Butler met Debbie Wesoff Lopez (later known as Debbie Deb) when he was promoting concerts and heard her voice at a record store called Peaches Records. Lopez grew up and worked in North Miami and struggled in school. She was put in a work program in her senior year of high school, which got her a job at Peaches Records where she focused on the R&B and Rap sections of the store. He approached her asking if she would like to work on the record, despite Lopez stating she did not sing and was not certain about making a record.

===Production===
Butler gave Lopez the address to his studio in Liberty City where she arrived that night. Lopez described the recording studio as having "a lot of drug money put into [it]. It was in a warehouse with no windows or anything and only one door to get in and there were security cameras outside." Butler played her the backing for "When I Hear Music" and two days later she went back to studio to record it. Butler described Lopez's vocals, noting that about "75% of her vocals were off" but that "tone is what people like." Butler recorded her vocals on a two-track tape machine which had a variable speed knob, and turned the pitch of her vocals up when she was flat.

==Music==
In the Spin Alternative Record Guide, the song was described as taking the bassline from "Planet Rock" by Afrika Bambaataa & the Soul Sonic Force and added simple video game sounding effects while adding a "toylike melody" from sound effects from chimes. Vocals were described as having a "fragile anticipation" with "When I hear music, it makes me dance / You Got the music...here's my chance!" Florida International University's DJ Mamey Disco commented that Butler's style was not typical of freestyle duets, "more like booty electro [...] Pretty Tony was more about beats. He had a black freestyle sound mixed with Latin tropical flavor."

==Release==
At the time of release "Fix It in the Mix" and "Jam the Box" were still in the charts which led to Butler realizing that he "was cutting records too fast to actually make money because I didn’t understand how it went. My records were actually competing against each other. But then they taught me at the radio station that only a certain amount of records from a label can be played at one time. I go, “I got four records.” A lightbulb went off in my head, and I go, "Wait, I need more labels." Every record I did was on a different label, so now all of them could be played on the radio at one time." Butler continued that "I really didn’t make a bunch of money. I didn’t know what I was doing. I’m not embarrassed to say it. You can have a hit record and it will put you out of business chasing it." and "You’ve got to figure the whole thing out. The guys in the radio station taught me a lot about the radio side. But I had nobody teach me about the publishing, writing, marketing, licensing and all that stuff. I own all my masters and publishing. I knew enough to do that."

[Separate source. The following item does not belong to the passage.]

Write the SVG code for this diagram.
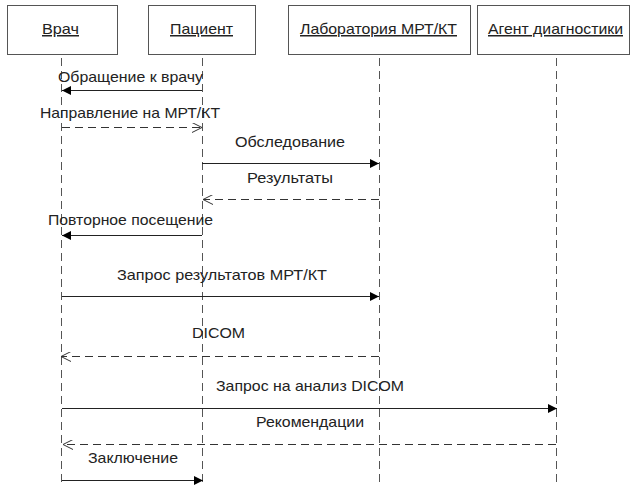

Lopez stated she was not looking into becoming a singer, feeling uncomfortable with her weight and had low self-esteem. Lopez was unaware the song was even released until she was driving home at about late at night and heard "When I Hear Music" on the radio, which led her to pull her car over as she "couldn't believe it was actually on the radio. It was an insane feeling." Lopez stated she felt a bit of injustice as she had just started beauty school and found the song became a big hit with Lopez finding that "Thousands of dollars are coming in to somebody, but not to me. I didn't know; I was young and inexperienced. I was given an artist-for-hire piece of paper and $75 to sing it." Lopez performed the song a few times but felt they were "disasters" as she "didn't know what [she] was doing." A blonde woman named Anne would then perform as Debbie Deb under her name who would perform later on the track "I'm Searching" which despite being labeled a Pretty Tony record, Butler had no involvement in the track. Lopez spoke about her involvement with Butler in 2010, stating Butler "knows what he did to me; he took advantage of me being a minor [...] He didn't do it to hurt me, he was just making business decisions that benefited him. But he is a genius. I do owe him some credit for finding me and exposing me. Without him, I wouldn't be here talking to you. Was it worth getting ripped off? Yes."

==Track listing==
12" single (JPI-101)
1. "When I Hear Music" – 7:10
2. "When I Hear Music (Inst.)" – 7:30

==Charts==

| Chart (1984) | Peak position |
|---|---|
| Black Singles | 43 |

==Sampling==

Rap artist Pitbull uses a sample of the song on his 2006 song, "Fuego."

Rap artist Kendrick Lamar sampled the song on his 2024 song "Squabble Up" from his sixth album GNX. Deb praised Lamar's usage of the sample in a tweet on X.

In 2009, Lady Tigra from the hip hop duo L'Trimm performed the song on the Nickelodeon children's show Yo Gabba Gabba.